The Hidden Fortress (1958)

A general without an army, a princess without a kingdom, a hidden fortress in the mountains, a defeated people, The Hidden Fortress is probably best known in the United States as the template for the original Star Wars. Akira Kurosawa’s influence on George Lucas is undeniable. Yet the differences between the two films are as illuminating as their similarities. Star Wars becomes clumsier, more infantile, and yet more intriguing.

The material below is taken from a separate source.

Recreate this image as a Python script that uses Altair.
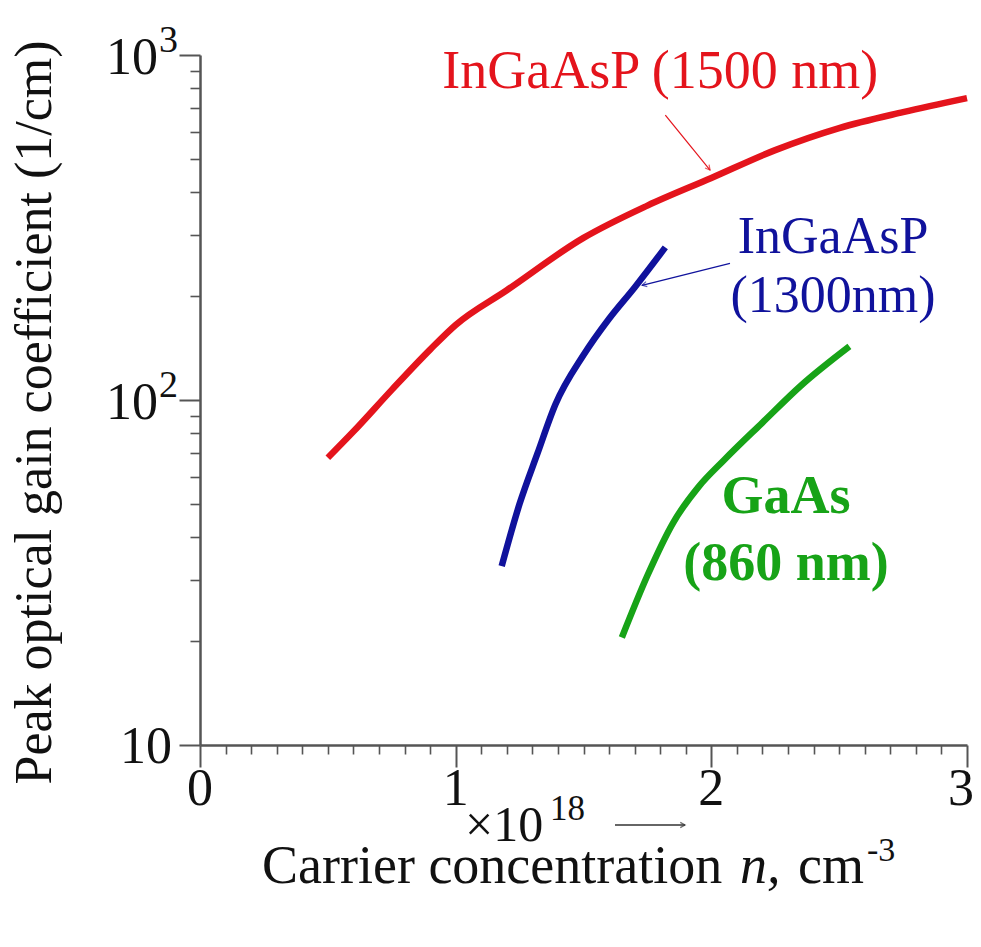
import altair as alt
import pandas as pd

# ---- data ----
red_x = [0.5, 0.6, 0.75, 0.9, 1.0, 1.2, 1.5, 1.75, 2.0, 2.25, 2.5, 2.75, 3.0]
red_y = [68, 81, 107, 140, 165, 208, 295, 366, 440, 530, 614, 683, 750]

blue_x = [1.18, 1.25, 1.32, 1.39, 1.5, 1.6, 1.7, 1.82]
blue_y = [33, 50, 70, 97, 135, 172, 212, 277]

green_x = [1.65, 1.75, 1.85, 1.95, 2.05, 2.2, 2.35, 2.54]
green_y = [20.5, 31, 44, 56, 67, 86, 110, 143]

series_names = ["InGaAsP 1500", "InGaAsP 1300", "GaAs 860"]
series_colors = ["#e4141c", "#10129c", "#17a317"]

x_major = [0, 1, 2, 3]
x_labels = ["0", "1", "2", "3"]
x_minor = [round(i * 0.1, 1) for i in range(31) if i % 10 != 0]
y_major = [10, 100, 1000]
y_minor = [m * d for d in (10, 100) for m in range(2, 10)]

FONT = "Liberation Serif"
INK = "#111111"
AXC = "#555555"

rows = []
for name, xs, ys in zip(series_names, [red_x, blue_x, green_x], [red_y, blue_y, green_y]):
    for i, (a, b) in enumerate(zip(xs, ys)):
        rows.append({"x": a, "y": b, "series": name, "order": i})
df = pd.DataFrame(rows)

xscale = alt.Scale(domain=[0, 3], nice=False, zero=False)
yscale = alt.Scale(type="log", domain=[10, 1000], nice=False)

major_x_axis = alt.Axis(values=x_major, tickSize=22, tickWidth=2, tickColor=AXC,
                        domainColor=AXC, domainWidth=2.5, grid=False, orient="bottom",
                        labels=False, title=None)
minor_x_axis = alt.Axis(values=x_minor, tickSize=9, tickWidth=1.6, tickColor=AXC, orient="bottom",
                        domain=False, labels=False, grid=False, title=None)

major_y_axis = alt.Axis(values=y_major, tickSize=21, tickWidth=2, tickColor=AXC,
                        domainColor=AXC, domainWidth=2.5, grid=False, orient="left",
                        labels=False,
                        title="Peak optical gain coefficient (1/cm)",
                        titleFont=FONT, titleFontSize=52, titleFontWeight="normal",
                        titleColor=INK, titleAngle=-90, titleX=-166, titleY=357,
                        titleAlign="center", titleBaseline="middle")
minor_y_axis = alt.Axis(values=y_minor, tickSize=10, tickWidth=1.6, tickColor=AXC, orient="left",
                        domain=False, labels=False, grid=False, title=None)

color_scale = alt.Scale(domain=series_names, range=series_colors)

lines = alt.Chart(df).mark_line(strokeWidth=6.5, interpolate="monotone").encode(
    x=alt.X("x:Q", scale=xscale, axis=major_x_axis),
    y=alt.Y("y:Q", scale=yscale, axis=major_y_axis),
    color=alt.Color("series:N", scale=color_scale, legend=None),
    order="order:Q",
)

minor = alt.Chart(df).mark_point(opacity=0).encode(
    x=alt.X("x:Q", scale=xscale, axis=minor_x_axis),
    y=alt.Y("y:Q", scale=yscale, axis=minor_y_axis),
)

# x tick labels as text (last one nudged so it stays inside the page)
xl = pd.DataFrame({"v": x_major, "t": x_labels})


def xlab_layer(d, dx):
    return alt.Chart(d).mark_text(font=FONT, fontSize=52, align="center", baseline="alphabetic",
                                  color=INK, dx=dx).encode(
        x=alt.X("v:Q", scale=xscale, axis=None), y=alt.value(750), text="t:N")


xlabels = [xlab_layer(xl[xl["v"] < 3], 0), xlab_layer(xl[xl["v"] == 3], -6)]

# y tick labels with real superscripts
ylab_base = pd.DataFrame({"v": [1000, 100], "t": ["10", "10"]})
ylab_sup = pd.DataFrame({"v": [1000, 100], "t": ["3", "2"]})
ylab_ten = pd.DataFrame({"v": [10], "t": ["10"]})


def ylab_layer(d, size, xpx, dy, align):
    return alt.Chart(d).mark_text(font=FONT, fontSize=size, align=align, baseline="alphabetic",
                                  color=INK, dy=dy).encode(
        y=alt.Y("v:Q", scale=yscale, axis=None), x=alt.value(xpx), text="t:N")


ylabels = [ylab_layer(ylab_base, 52, -42, 19, "right"),
           ylab_layer(ylab_sup, 38, -41, -3, "left"),
           ylab_layer(ylab_ten, 52, -28, 18, "right")]

# annotations (data coordinates, alphabetic baseline)
ann_text = ["InGaAsP (1500 nm)", "InGaAsP", "(1300nm)", "GaAs", "(860 nm)"]
ann_x = [1.80, 2.476, 2.476, 2.292, 2.292]
ann_y = [802, 267, 180, 47.0, 30.1]
ann_color = ["#e4141c", "#10129c", "#10129c", "#17a317", "#17a317"]
ann_size = [54, 52, 52, 54, 54]
ann_bold = [False, False, False, True, True]
ann = pd.DataFrame({"t": ann_text, "x": ann_x, "y": ann_y, "c": ann_color,
                    "s": ann_size, "b": ann_bold})


def text_layer(d, weight):
    return alt.Chart(d).mark_text(font=FONT, baseline="alphabetic", align="center",
                                  fontWeight=weight).encode(
        x=alt.X("x:Q", scale=xscale, axis=None),
        y=alt.Y("y:Q", scale=yscale, axis=None),
        text="t:N",
        color=alt.Color("c:N", scale=None),
        size=alt.Size("s:Q", scale=None),
    )


texts_normal = text_layer(ann[~ann["b"]], "normal")
texts_bold = text_layer(ann[ann["b"]], "bold")

arr_x = [1.82, 2.073]
arr_y = [670, 249]
arr_x2 = [1.995, 1.729]
arr_y2 = [464, 215]
arr_angle = [50.7, 166]
arr_color = ["#e4141c", "#10129c"]
arr = pd.DataFrame({"x": arr_x, "y": arr_y, "x2": arr_x2, "y2": arr_y2,
                    "a": arr_angle, "c": arr_color})

arrow_lines = alt.Chart(arr).mark_rule(strokeWidth=1.2).encode(
    x=alt.X("x:Q", scale=xscale, axis=None),
    y=alt.Y("y:Q", scale=yscale, axis=None),
    x2="x2:Q", y2="y2:Q",
    color=alt.Color("c:N", scale=None),
)
arrow_heads = alt.Chart(arr).mark_point(
    shape="M-1,-0.55L0,0L-1,0.55", filled=False, strokeWidth=1.2, size=90
).encode(
    x=alt.X("x2:Q", scale=xscale, axis=None),
    y=alt.Y("y2:Q", scale=yscale, axis=None),
    angle=alt.Angle("a:Q", scale=None),
    color=alt.Color("c:N", scale=None),
)

# below-axis multiplier text and arrow (pixel positions relative to the plot)
lab = pd.DataFrame({"t": ["×10", "18"], "px": [265, 350], "py": [786, 765], "s": [50, 35]})
mult = alt.Chart(lab).mark_text(font=FONT, align="left", baseline="alphabetic", color=INK).encode(
    x=alt.X("px:Q", scale=None), y=alt.Y("py:Q", scale=None),
    text="t:N", size=alt.Size("s:Q", scale=None),
)
xarrow = alt.Chart(pd.DataFrame({"a": [0]})).mark_rule(strokeWidth=1.3, color="#333333").encode(
    x=alt.value(415), x2=alt.value(485), y=alt.value(770), y2=alt.value(770),
)
xarrow_head = alt.Chart(pd.DataFrame({"a": [0]})).mark_point(
    shape="M-1,-0.55L0,0L-1,0.55", filled=False, strokeWidth=1.3, size=90, color="#333333"
).encode(x=alt.value(485), y=alt.value(770))

xt_text = ["Carrier concentration", "n,", "cm", "-3"]
xt_px = [62, 540, 598, 667]
xt_py = [828, 828, 828, 806]
xt_size = [54, 54, 54, 34]
xt_style = ["normal", "italic", "normal", "normal"]
xtitle_parts = []
for t, px, py, s, st in zip(xt_text, xt_px, xt_py, xt_size, xt_style):
    xtitle_parts.append(
        alt.Chart(pd.DataFrame({"t": [t]})).mark_text(
            font=FONT, fontSize=s, fontStyle=st, align="left",
            baseline="alphabetic", color=INK
        ).encode(text="t:N", x=alt.value(px), y=alt.value(py))
    )

chart = alt.layer(lines, minor, *xlabels, *ylabels, texts_normal, texts_bold, arrow_lines,
                  arrow_heads, mult, xarrow, xarrow_head, *xtitle_parts).resolve_axis(
    x="independent", y="independent").properties(
    width=767, height=690,
    background="white",
    autosize=alt.AutoSizeParams(type="none"),
    padding={"left": 192, "top": 47, "right": 6, "bottom": 190},
).configure_view(stroke=None)

chart.save("out.html", embed_options={"renderer": "svg", "actions": False})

The Hidden Fortress, which looks back to John Ford, and even to Mark Twain, is revealed to be not only a work of a cinematic genius, but a cool-headed, satiric take on Japan’s effort to rebuild after World War II.

The Hidden Fortress opens with Tahei and Matashichi, the original R2-D2 and C-3PO, returning from a war between the defeated Akizuki clan and the victorious Yamana clan. Unlike R2-D2 and C-3PO, however, the two ragged peasants are not selfless, noble innocents. Quite the contrary, they had originally tried to enlist on the side of the Yamana clan as mercenaries, but got to the war so late that they wound up working as grave diggers. We never quite learn whether they belong to the Akizukis or the Yamanas but it doesn’t really matter. Tahei is loyal to Tahei and Matashichi is loyal to Matashichi. They would sell each other out for a bowl of rice. It is only when they’re driven mad with fear, which is, admittedly, quite often, that they remember how they’re suppose to be friends.

The plot, which is often disjointed and episodic, begins to come together after Tahei and Matashichi escape being press ganged by the Yamana into forced labor. They’re cooking a pot of stolen rice. The rice won’t cook. The wood won’t burn. Then they discover why. The branches they’ve been gathering have all been hollowed out and packed with gold. They’re rich men, or so they think, but not so fast. That gold won’t be so easy just to cart off. They’re being watched.

General Rokurota Makabe is Obi Wan Kenobi, Han Solo, and Luke Skywalker all rolled up into one. But he’s even more. Played by the great Toshiro Mifune, he’s a Japanese John Wayne, a swaggering hero, a legendary samurai, a famous military leader. But like Admiral Yamamoto, who Mifune will later go onto play in the American film Midway, he fought on the losing side. Had Yamamoto not been shot down by the US navy halfway through the Second World War, he might have ended up a bit like Rokurota Makabe, a conquered conqueror, a commander with nothing to command, a general with no army.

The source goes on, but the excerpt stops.